Purpose: It provides an exact mathematical way to calculate volumes of complex shapes formed by rotating curves.

2. How Does the Calculation Work?

The calculator uses two main methods:

\[ \text{Disk Method: } V = \int_{a}^{b} \pi \times [f(x)]^2 \,dx \] \[ \text{Shell Method: } V = \int_{a}^{b} 2\pi \times x \times f(x) \,dx \]

Where:

\( V \) — Volume of the solid (cubic units)
\( f(x) \) — Function being rotated
\( a, b \) — Integration limits (x-axis bounds)
\( \pi \) — Mathematical constant pi (~3.14159)

Explanation: The disk method sums circular cross-sections perpendicular to the axis, while the shell method sums cylindrical shells parallel to the axis.

3. Importance of Volume Calculation

Details: These methods are fundamental in engineering, physics, and manufacturing for determining volumes of complex rotational parts and containers.

4. Using the Calculator

Tips:

Choose Disk Method for rotation around x-axis or horizontal line
Choose Shell Method for rotation around y-axis or vertical line
Enter the function in terms of x (e.g., "x^2", "sin(x)", "sqrt(x)")
Ensure lower limit is less than upper limit

5. Frequently Asked Questions (FAQ)

Q1: When should I use Disk vs Shell method?
A: Disk method is often easier when integrating perpendicular to the axis of rotation, while shell method is better for parallel integration.

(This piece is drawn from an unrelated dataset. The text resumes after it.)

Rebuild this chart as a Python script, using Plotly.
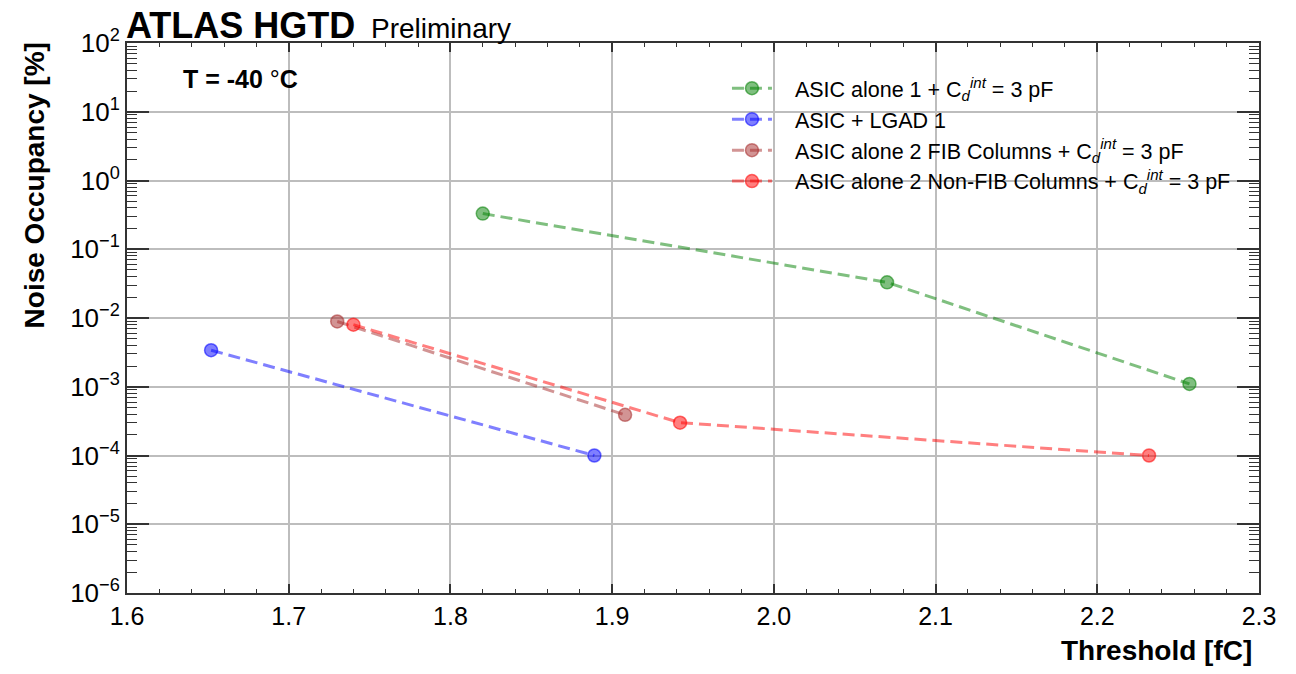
import plotly.graph_objects as go

# ---------------- data ----------------
green_x = [1.82, 2.07, 2.257]
green_y = [0.33, 0.033, 0.0011]
blue_x = [1.652, 1.889]
blue_y = [0.0034, 0.0001]
brown_x = [1.73, 1.908]
brown_y = [0.0089, 0.00039]
red_x = [1.74, 1.942, 2.232]
red_y = [0.008, 0.0003, 0.0001]

names = [
    "ASIC alone 1 + C<sub><i>d</i></sub><sup><i>int</i></sup> = 3 pF",
    "ASIC + LGAD 1",
    "ASIC alone 2 FIB Columns + C<sub><i>d</i></sub><sup><i>int</i></sup> = 3 pF",
    "ASIC alone 2 Non-FIB Columns + C<sub><i>d</i></sub><sup><i>int</i></sup> = 3 pF",
]
colors = [(0, 128, 0), (0, 0, 255), (165, 42, 42), (255, 0, 0)]
xs = [green_x, blue_x, brown_x, red_x]
ys = [green_y, blue_y, brown_y, red_y]

y_exps = [-6, -5, -4, -3, -2, -1, 0, 1, 2]
y_ticktext = ["10<sup>%s</sup>" % (("\u2212" + str(-e)) if e < 0 else str(e)) for e in y_exps]
x_ticks = [1.6, 1.7, 1.8, 1.9, 2.0, 2.1, 2.2, 2.3]

FONT = "Liberation Sans, Arial, Helvetica, sans-serif"
PAD = "\u00a0\u00a0\u00a0"
FRAME = "#333333"

fig = go.Figure()
for name, c, x, y in zip(names, colors, xs, ys):
    rgb = "%d,%d,%d" % c
    fig.add_trace(go.Scatter(
        x=x, y=y, mode="lines+markers", name=PAD + name,
        line=dict(color="rgba(%s,0.5)" % rgb, width=3, dash="12px,6px"),
        marker=dict(size=13, color="rgba(%s,0.5)" % rgb,
                    line=dict(color="rgba(%s,0.55)" % rgb, width=1.5)),
    ))

minor_y = [m * 10.0 ** e for e in range(-6, 2) for m in range(2, 10)]

# page body has an 8px margin, so the figure is sized to fit the window
fig.update_layout(
    width=1280, height=658,
    margin=dict(l=119, r=18, t=35, b=73),
    paper_bgcolor="white", plot_bgcolor="white",
    font=dict(family=FONT, color="black"),
    showlegend=True,
    legend=dict(x=0.530, y=0.955, xanchor="left", yanchor="top",
                bgcolor="rgba(0,0,0,0)", borderwidth=0,
                font=dict(size=21.5, family=FONT), itemwidth=40,
                tracegroupgap=0),
    xaxis=dict(
        range=[1.6, 2.3], tickmode="array", tickvals=x_ticks,
        ticktext=["%.1f" % v for v in x_ticks],
        ticks="inside", ticklen=9, tickwidth=1.5, tickcolor=FRAME,
        showline=True, linecolor=FRAME, linewidth=2, mirror="ticks",
        showgrid=True, gridcolor="#bdbdbd", gridwidth=1.5,
        zeroline=False, tickfont=dict(size=25, family=FONT),
        minor=dict(dtick=0.02, tick0=1.6, ticks="inside", ticklen=4,
                   tickwidth=1.2, tickcolor=FRAME, showgrid=False),
    ),
    yaxis=dict(
        type="log", range=[-6, 2], tickmode="array",
        tickvals=[10.0 ** e for e in y_exps], ticktext=y_ticktext,
        ticks="inside", ticklen=22, tickwidth=1.5, tickcolor=FRAME,
        showline=True, linecolor=FRAME, linewidth=2, mirror="ticks",
        showgrid=True, gridcolor="#bdbdbd", gridwidth=1.5,
        zeroline=False, tickfont=dict(size=26, family=FONT),
        minor=dict(tickmode="array", tickvals=minor_y, ticks="inside", ticklen=10,
                   tickwidth=1.2, tickcolor=FRAME, showgrid=False),
    ),
    annotations=[
        dict(text="<b>ATLAS HGTD</b>", xref="paper", yref="paper", x=0.0, y=1.0,
             xanchor="left", yanchor="bottom", showarrow=False,
             font=dict(size=36, family=FONT), xshift=-3, yshift=-5),
        dict(text="Preliminary", xref="paper", yref="paper", x=0.2135, y=1.0,
             xanchor="left", yanchor="bottom", showarrow=False,
             font=dict(size=28, family=FONT), yshift=-3),
        dict(text="<b>T = -40 </b>\u00b0<b>C</b>", xref="paper", yref="paper", x=0.048, y=0.935,
             xanchor="left", yanchor="middle", showarrow=False,
             font=dict(size=25, family=FONT)),
        dict(text="<b>Noise Occupancy [%]</b>", xref="paper", yref="paper",
             x=-0.082, y=1.005, xanchor="center", yanchor="top", textangle=-90,
             showarrow=False, font=dict(size=28, family=FONT)),
        dict(text="<b>Threshold [fC]</b>", xref="paper", yref="paper",
             x=0.985, y=-0.105, xanchor="right", yanchor="middle", xshift=12,
             showarrow=False, font=dict(size=28, family=FONT)),
    ],
)

fig.write_html("out.html")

Q2: Can I use this for functions of y?
A: Yes, but you'll need to rewrite the function as x = f(y) and adjust the integration limits accordingly.

Q3: What about more complex rotations?
A: For rotation around lines other than axes, you'll need to adjust the radius terms in the formulas.

Q4: How accurate is this method?
A: The integral method provides exact volumes for perfectly defined mathematical functions.

Q5: Can this handle discontinuous functions?
A: Yes, but you may need to break the integral into parts at discontinuity points.